There are also calls for peace from within Sudan. “I demand al-Burhan, the army commanders, and the RSF leaders to stop the bullets immediately and for the voice of reason to rule,” said Abdalla Hamdok, former civilian prime minister in a video statement. “There is no victor over the corpses of its people.”

US embassy staff in Khartoum have been ordered to shelter in place, with similar advice given to Americans citizens in the country. Since its 1956 independence from the UK and Egypt, Sudan leads Africa in the cumulative number of coup attempts, at 15 and counting.  

Osama bin Laden operated both legitimate businesses and a terrorist headquarters in Sudan in the early 1990s, before being expelled. In 2020, Sudan was removed from the US list of state sponsors of terror by Donald Trump, as his administration pushed for Sudan to establish diplomatic relations with Israel. To achieve the removal, Sudan agreed to pay $335 million in restitution to terror victims. 

While Trump avoided publicly linking the terror-designation removal and the establishment of diplomatic ties with Israel, RSF leader Hemedti was frank: “Whether we like it or not, relations with Israel are tied to removing Sudan from the US list of states sponsoring terrorism."

Hemedti speaks to reporters in May 2019, following the coup that deposed 30-year President Omar al-Bashir (AP photo)

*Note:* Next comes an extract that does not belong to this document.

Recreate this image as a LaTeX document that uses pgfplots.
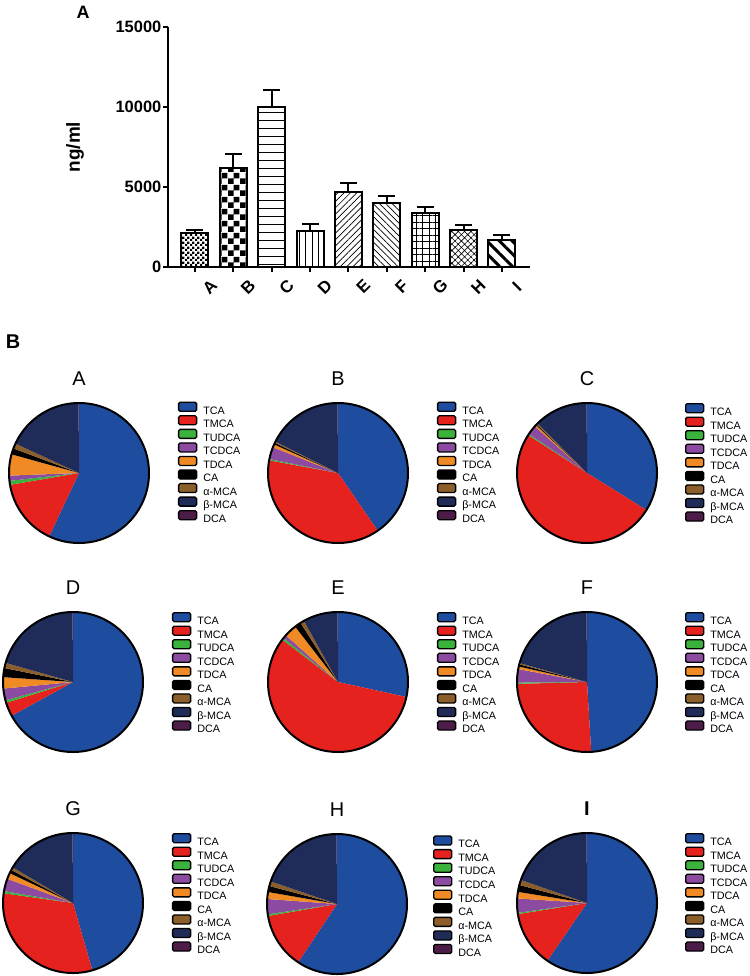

As the Trump White House maneuvered, Hemedti spoke warmly of Israel's potential to benefit Sudan, a 91% Muslim country: "We need Israel. It is a developed country and Sudan will benefit from its advanced capabilities in the technical and agricultural sector." 

Hemedti, who's been vilified for a bloody 2019 crackdown on a protester camp that killed more than 100, has the backing of Saudi Arabia and UAE. He gained their favor by deploying RSF soldiers to aid the Saudi war in Yemen. 

Sudan's position on the Red Sea amplifies its strategic significance. While they were sharing power, Burhan and Hemedti used the possible construction of a Russian naval base at Port Sudan as a bargaining chip in their pursuit of US tolerance of their military rule.  

In February, Sudan's military completed its review of an agreement for the Russian base -- and approved it. However, it said final adoption would have to wait for the transition to civilian rule, to include the creation of a legislature to ratify it.

To the extent this new war postpones that transition and the establishment of a new Russian naval base astride the Red Sea, it would seem it serves a US government objective. We can't help wonder, then, about Washington's sincerity when it comes to stopping it -- and about how exactly it started.